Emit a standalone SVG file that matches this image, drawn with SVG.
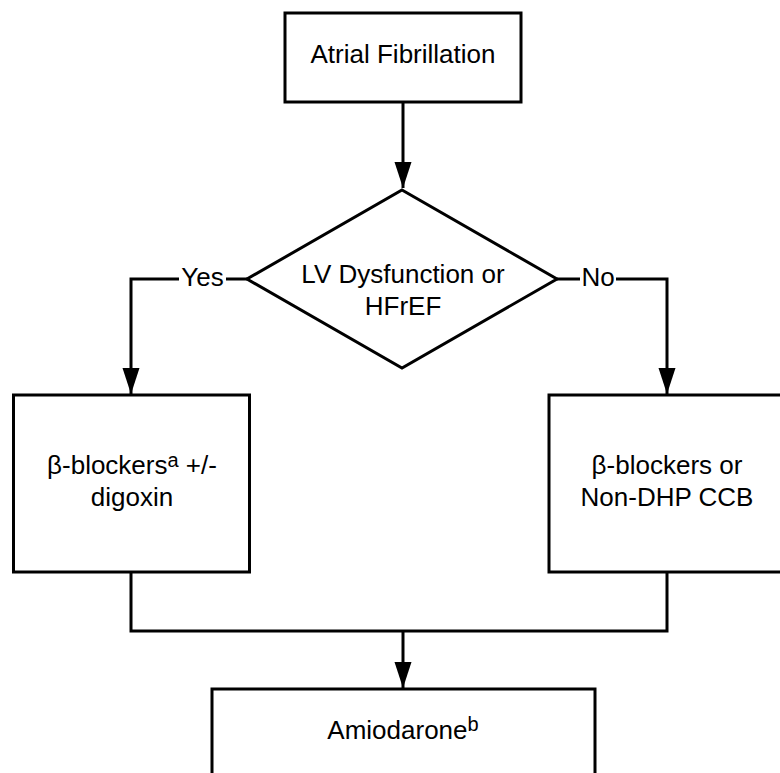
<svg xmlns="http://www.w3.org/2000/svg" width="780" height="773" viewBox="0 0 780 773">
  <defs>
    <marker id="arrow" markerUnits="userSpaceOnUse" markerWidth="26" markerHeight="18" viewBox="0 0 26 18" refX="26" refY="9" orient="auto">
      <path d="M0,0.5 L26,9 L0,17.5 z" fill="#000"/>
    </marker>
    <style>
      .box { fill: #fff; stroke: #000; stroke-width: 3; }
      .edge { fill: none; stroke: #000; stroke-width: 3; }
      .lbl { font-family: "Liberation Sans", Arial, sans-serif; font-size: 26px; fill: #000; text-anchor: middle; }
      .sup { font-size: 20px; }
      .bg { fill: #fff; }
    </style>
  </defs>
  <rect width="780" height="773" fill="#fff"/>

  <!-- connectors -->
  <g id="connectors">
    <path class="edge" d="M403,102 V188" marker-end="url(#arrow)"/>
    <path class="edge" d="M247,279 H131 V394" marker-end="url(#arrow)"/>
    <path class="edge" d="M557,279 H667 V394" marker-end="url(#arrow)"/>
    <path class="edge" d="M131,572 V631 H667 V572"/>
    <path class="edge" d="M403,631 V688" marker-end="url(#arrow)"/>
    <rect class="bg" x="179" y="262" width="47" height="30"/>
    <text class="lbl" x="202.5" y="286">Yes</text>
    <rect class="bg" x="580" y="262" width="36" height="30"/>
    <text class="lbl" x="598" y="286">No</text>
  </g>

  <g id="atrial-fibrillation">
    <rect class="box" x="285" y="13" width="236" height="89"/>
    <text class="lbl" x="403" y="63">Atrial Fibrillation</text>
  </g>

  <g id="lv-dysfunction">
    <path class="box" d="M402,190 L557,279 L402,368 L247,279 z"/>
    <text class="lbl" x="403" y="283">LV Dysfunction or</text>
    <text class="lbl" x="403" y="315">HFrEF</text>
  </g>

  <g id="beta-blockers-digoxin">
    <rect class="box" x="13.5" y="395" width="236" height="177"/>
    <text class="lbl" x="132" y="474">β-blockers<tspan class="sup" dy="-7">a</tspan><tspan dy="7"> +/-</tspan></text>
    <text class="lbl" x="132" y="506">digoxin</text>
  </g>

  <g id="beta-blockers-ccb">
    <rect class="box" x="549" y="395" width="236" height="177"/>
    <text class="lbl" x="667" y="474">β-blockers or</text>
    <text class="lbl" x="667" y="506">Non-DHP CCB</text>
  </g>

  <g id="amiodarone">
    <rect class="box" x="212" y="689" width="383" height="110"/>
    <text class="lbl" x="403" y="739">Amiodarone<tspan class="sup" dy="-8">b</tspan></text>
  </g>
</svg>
-.-.-
> What is being asked
Print out the lines exactly, skipping any picture.

> Response to this exercise
Emit a standalone SVG file that matches this image, drawn with SVG.
<svg xmlns="http://www.w3.org/2000/svg" width="780" height="773" viewBox="0 0 780 773">
  <defs>
    <marker id="arrow" markerUnits="userSpaceOnUse" markerWidth="26" markerHeight="18" viewBox="0 0 26 18" refX="26" refY="9" orient="auto">
      <path d="M0,0.5 L26,9 L0,17.5 z" fill="#000"/>
    </marker>
    <style>
      .box { fill: #fff; stroke: #000; stroke-width: 3; }
      .edge { fill: none; stroke: #000; stroke-width: 3; }
      .lbl { font-family: "Liberation Sans", Arial, sans-serif; font-size: 26px; fill: #000; text-anchor: middle; }
      .sup { font-size: 20px; }
      .bg { fill: #fff; }
    </style>
  </defs>
  <rect width="780" height="773" fill="#fff"/>

  <!-- connectors -->
  <g id="connectors">
    <path class="edge" d="M403,102 V188" marker-end="url(#arrow)"/>
    <path class="edge" d="M247,279 H131 V394" marker-end="url(#arrow)"/>
    <path class="edge" d="M557,279 H667 V394" marker-end="url(#arrow)"/>
    <path class="edge" d="M131,572 V631 H667 V572"/>
    <path class="edge" d="M403,631 V688" marker-end="url(#arrow)"/>
    <rect class="bg" x="179" y="262" width="47" height="30"/>
    <text class="lbl" x="202.5" y="286">Yes</text>
    <rect class="bg" x="580" y="262" width="36" height="30"/>
    <text class="lbl" x="598" y="286">No</text>
  </g>

  <g id="atrial-fibrillation">
    <rect class="box" x="285" y="13" width="236" height="89"/>
    <text class="lbl" x="403" y="63">Atrial Fibrillation</text>
  </g>

  <g id="lv-dysfunction">
    <path class="box" d="M402,190 L557,279 L402,368 L247,279 z"/>
    <text class="lbl" x="403" y="283">LV Dysfunction or</text>
    <text class="lbl" x="403" y="315">HFrEF</text>
  </g>

  <g id="beta-blockers-digoxin">
    <rect class="box" x="13.5" y="395" width="236" height="177"/>
    <text class="lbl" x="132" y="474">β-blockers<tspan class="sup" dy="-7">a</tspan><tspan dy="7"> +/-</tspan></text>
    <text class="lbl" x="132" y="506">digoxin</text>
  </g>

  <g id="beta-blockers-ccb">
    <rect class="box" x="549" y="395" width="236" height="177"/>
    <text class="lbl" x="667" y="474">β-blockers or</text>
    <text class="lbl" x="667" y="506">Non-DHP CCB</text>
  </g>

  <g id="amiodarone">
    <rect class="box" x="212" y="689" width="383" height="110"/>
    <text class="lbl" x="403" y="739">Amiodarone<tspan class="sup" dy="-8">b</tspan></text>
  </g>
</svg>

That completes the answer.